The committee suggested a series of policy initiatives. The emphasis was on withdrawal of all controls—except that of quality—on movement, processing, marketing and export of farm products, except in years of scarcity. The concept of “triple pricing” was advocated in order to regulate the market and protect the producer, consumer and the trader. There will be a ‘parity price’ to fully compensate the farmers for a rise in the cost of inputs and their other necessities of life, a ‘support price’ below which prices will not be allowed to fall, and ‘intervention price’ beyond which prices would not be allowed to rise.
An important suggestion was to establish a chain of professionally managed rural and peri-urban warehouses with infrastructure and banking facilities. The farmers may, at any time, sell their produce to the warehouses at the support price and this stock will go in government account. The farmers will have the option to deposit the same in their own accounts and take bank loans against their pledged stock. It should be obligatory for all stockists who wish to stock more than 20 tonnes of foodgrains to do so only in these warehouses. Private sector could be involved in building and managing these warehouses.

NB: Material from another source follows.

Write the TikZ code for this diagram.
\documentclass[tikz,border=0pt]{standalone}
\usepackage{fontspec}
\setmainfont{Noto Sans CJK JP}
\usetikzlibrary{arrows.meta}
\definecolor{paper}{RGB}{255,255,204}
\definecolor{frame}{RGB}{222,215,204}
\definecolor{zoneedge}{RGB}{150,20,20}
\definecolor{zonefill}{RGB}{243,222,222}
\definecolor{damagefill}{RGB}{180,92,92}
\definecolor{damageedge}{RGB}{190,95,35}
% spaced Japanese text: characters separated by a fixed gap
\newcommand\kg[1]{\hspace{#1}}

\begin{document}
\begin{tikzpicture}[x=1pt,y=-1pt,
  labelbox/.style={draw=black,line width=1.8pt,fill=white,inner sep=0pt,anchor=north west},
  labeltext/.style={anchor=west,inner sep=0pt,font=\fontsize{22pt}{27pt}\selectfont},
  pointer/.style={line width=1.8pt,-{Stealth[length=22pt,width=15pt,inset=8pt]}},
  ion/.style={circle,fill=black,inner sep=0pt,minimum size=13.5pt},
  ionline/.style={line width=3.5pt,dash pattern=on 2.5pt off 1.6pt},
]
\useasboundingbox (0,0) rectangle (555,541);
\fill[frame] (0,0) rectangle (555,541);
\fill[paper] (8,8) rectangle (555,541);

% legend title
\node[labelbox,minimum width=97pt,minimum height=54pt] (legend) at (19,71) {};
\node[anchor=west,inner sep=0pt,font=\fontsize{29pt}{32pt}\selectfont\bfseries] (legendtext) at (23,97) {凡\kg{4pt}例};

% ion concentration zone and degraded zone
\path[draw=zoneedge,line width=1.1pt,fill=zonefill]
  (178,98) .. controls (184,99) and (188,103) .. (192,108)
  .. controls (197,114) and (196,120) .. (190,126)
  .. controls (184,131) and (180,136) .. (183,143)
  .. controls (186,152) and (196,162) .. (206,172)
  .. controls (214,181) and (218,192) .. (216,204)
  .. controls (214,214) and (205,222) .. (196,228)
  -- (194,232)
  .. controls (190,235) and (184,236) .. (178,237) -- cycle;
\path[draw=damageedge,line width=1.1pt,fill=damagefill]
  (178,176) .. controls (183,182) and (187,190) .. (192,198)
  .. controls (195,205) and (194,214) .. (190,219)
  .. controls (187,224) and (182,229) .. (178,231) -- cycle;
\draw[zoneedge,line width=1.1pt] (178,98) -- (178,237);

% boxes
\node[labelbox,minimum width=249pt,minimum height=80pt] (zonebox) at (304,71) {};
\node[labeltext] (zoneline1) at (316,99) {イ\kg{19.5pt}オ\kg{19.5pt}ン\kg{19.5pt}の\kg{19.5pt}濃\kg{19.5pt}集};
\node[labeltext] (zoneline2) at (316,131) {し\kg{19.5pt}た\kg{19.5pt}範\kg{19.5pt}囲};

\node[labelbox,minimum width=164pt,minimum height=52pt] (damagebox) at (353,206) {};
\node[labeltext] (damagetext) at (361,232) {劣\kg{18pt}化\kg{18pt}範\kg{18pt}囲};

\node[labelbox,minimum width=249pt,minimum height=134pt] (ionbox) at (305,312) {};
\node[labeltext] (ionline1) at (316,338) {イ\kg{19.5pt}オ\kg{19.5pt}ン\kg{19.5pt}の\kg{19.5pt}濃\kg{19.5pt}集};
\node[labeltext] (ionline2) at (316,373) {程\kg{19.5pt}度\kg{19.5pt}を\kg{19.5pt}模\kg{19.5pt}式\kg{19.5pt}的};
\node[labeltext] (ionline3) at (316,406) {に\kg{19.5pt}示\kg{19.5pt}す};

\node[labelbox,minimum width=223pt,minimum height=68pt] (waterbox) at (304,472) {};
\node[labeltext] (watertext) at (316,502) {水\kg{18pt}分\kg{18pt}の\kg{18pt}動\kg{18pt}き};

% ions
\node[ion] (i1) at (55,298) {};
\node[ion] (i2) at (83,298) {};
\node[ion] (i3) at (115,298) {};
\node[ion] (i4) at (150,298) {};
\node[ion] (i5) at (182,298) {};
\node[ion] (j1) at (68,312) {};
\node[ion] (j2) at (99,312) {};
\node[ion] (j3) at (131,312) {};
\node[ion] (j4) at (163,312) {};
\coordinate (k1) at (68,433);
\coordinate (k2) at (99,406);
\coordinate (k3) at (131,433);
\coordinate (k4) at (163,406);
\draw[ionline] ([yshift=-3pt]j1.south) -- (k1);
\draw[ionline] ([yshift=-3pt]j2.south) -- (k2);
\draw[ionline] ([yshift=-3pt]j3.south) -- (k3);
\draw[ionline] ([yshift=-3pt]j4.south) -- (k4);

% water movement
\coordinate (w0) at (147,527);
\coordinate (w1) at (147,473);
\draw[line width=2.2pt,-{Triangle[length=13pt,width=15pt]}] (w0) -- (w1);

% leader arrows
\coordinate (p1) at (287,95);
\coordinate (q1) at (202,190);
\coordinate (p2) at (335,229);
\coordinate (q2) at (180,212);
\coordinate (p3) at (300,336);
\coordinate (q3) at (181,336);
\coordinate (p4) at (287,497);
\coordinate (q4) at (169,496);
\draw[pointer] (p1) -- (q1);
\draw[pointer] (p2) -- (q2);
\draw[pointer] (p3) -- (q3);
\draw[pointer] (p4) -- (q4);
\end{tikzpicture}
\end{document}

As soon as the price of foodgrains in the open market rises above the intervention price (already fixed), all stocks or part of it would be acquired by the government agencies on payment of “parity” price. If the price would fall below the support price, the farmers would have the right to sell their stocks to the government at the support price already fixed. Storage charges paid by farmers would be compensated. This mechanism could be made to work effectively by establishing appropriate Food Security Regulatory Authorities at the Centre and in the States invested with adequate powers to implement and monitor.

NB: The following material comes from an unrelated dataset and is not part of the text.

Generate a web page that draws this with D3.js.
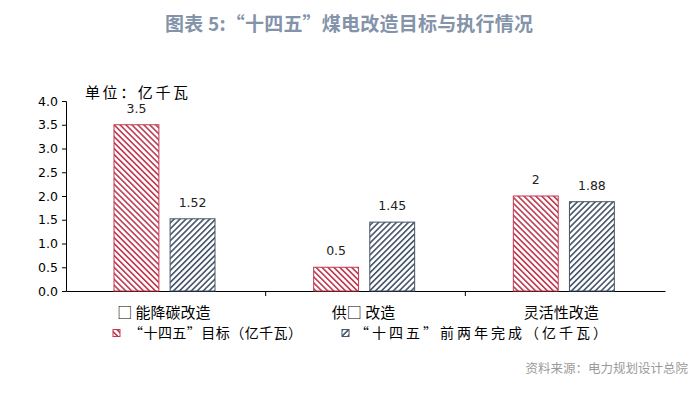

Under this policy mechanism, farmers will be assured of minimum support price and consumers reasonable and relatively stable cost. Traders—private as well as cooperatives—will also know the limits within which they can operate. Small farmers will be saved from going in for distress sales and the government will have the facility to quickly locate and acquire foodgrain stocks in times of need.

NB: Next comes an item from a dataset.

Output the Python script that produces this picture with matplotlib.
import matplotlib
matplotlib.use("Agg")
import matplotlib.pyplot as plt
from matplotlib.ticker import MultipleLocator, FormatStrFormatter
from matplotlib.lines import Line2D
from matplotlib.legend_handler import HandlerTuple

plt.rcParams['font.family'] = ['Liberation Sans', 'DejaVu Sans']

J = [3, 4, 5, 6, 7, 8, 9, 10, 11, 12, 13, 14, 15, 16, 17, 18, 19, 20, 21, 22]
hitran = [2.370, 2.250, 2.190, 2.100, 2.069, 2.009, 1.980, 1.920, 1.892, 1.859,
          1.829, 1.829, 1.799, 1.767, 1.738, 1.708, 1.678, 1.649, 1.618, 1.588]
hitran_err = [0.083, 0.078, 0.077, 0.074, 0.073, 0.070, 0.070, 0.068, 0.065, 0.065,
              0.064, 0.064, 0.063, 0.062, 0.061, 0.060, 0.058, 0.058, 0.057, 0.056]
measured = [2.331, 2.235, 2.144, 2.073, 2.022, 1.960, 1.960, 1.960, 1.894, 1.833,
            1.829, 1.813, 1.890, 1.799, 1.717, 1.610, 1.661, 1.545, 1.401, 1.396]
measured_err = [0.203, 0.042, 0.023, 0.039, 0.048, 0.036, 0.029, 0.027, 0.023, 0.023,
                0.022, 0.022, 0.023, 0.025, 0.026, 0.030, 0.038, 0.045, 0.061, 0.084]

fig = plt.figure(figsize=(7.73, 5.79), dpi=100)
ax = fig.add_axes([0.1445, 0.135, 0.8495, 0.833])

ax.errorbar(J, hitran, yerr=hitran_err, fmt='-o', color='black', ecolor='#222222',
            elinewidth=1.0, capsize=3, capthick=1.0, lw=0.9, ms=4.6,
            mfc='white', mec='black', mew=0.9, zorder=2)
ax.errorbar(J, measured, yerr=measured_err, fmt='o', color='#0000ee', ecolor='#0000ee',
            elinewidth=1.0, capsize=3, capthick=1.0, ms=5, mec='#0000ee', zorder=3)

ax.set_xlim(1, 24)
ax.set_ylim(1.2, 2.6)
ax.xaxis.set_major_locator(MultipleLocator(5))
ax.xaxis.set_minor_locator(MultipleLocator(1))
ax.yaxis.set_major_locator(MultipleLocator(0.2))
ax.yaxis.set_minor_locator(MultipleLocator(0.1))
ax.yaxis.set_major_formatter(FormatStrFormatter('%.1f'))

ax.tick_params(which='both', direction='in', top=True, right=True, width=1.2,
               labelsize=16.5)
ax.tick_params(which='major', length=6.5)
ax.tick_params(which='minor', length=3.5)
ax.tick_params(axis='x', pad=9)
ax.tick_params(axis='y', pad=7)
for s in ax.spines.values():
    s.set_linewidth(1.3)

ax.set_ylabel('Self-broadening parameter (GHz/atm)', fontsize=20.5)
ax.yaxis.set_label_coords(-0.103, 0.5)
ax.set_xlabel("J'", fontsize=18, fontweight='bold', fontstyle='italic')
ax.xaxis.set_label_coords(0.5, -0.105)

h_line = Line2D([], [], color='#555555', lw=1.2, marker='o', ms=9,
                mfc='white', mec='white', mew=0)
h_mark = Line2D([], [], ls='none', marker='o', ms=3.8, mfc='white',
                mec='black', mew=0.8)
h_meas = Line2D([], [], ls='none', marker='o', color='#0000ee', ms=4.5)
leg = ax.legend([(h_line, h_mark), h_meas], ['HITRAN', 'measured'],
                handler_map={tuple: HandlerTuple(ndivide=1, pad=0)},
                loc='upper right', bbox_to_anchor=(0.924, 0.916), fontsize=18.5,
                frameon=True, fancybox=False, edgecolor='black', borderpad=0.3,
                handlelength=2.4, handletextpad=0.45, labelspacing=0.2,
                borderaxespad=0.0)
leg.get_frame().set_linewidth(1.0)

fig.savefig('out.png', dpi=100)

OBJECT of the scheme was to empower and rely on the real stakeholders in the system instead of a bunch of “bureaucrat-employees” who are more interested in their job security than the nation’s food security. This is sought to be done by trusting the farmers and giving them incentives to stock foodgrains at the chain of government/privately-owned or contracted warehouses and draw sustenance and support from the same. In short, the committee’s recommendations were meant to make the farmers stand on their feet and be their own boss with a stable income instead of depending on government charity.
Had it happened, large parts of India would not have gone through the shame and agony of its small/medium farmers living in penury with thousands of them committing suicide. Because reforms suggested by the committee would have addressed the two critical causes for this distress—unremunerative/unstable farm prices and debt-trap. But that was not to be! Now, a quarter century later, pushing the farmers towards a ‘digital market’ with the force of law is like asking the bulk of them to fly before they can stand on their feet. Will this extreme be inclusive and sustainable? The jury is out!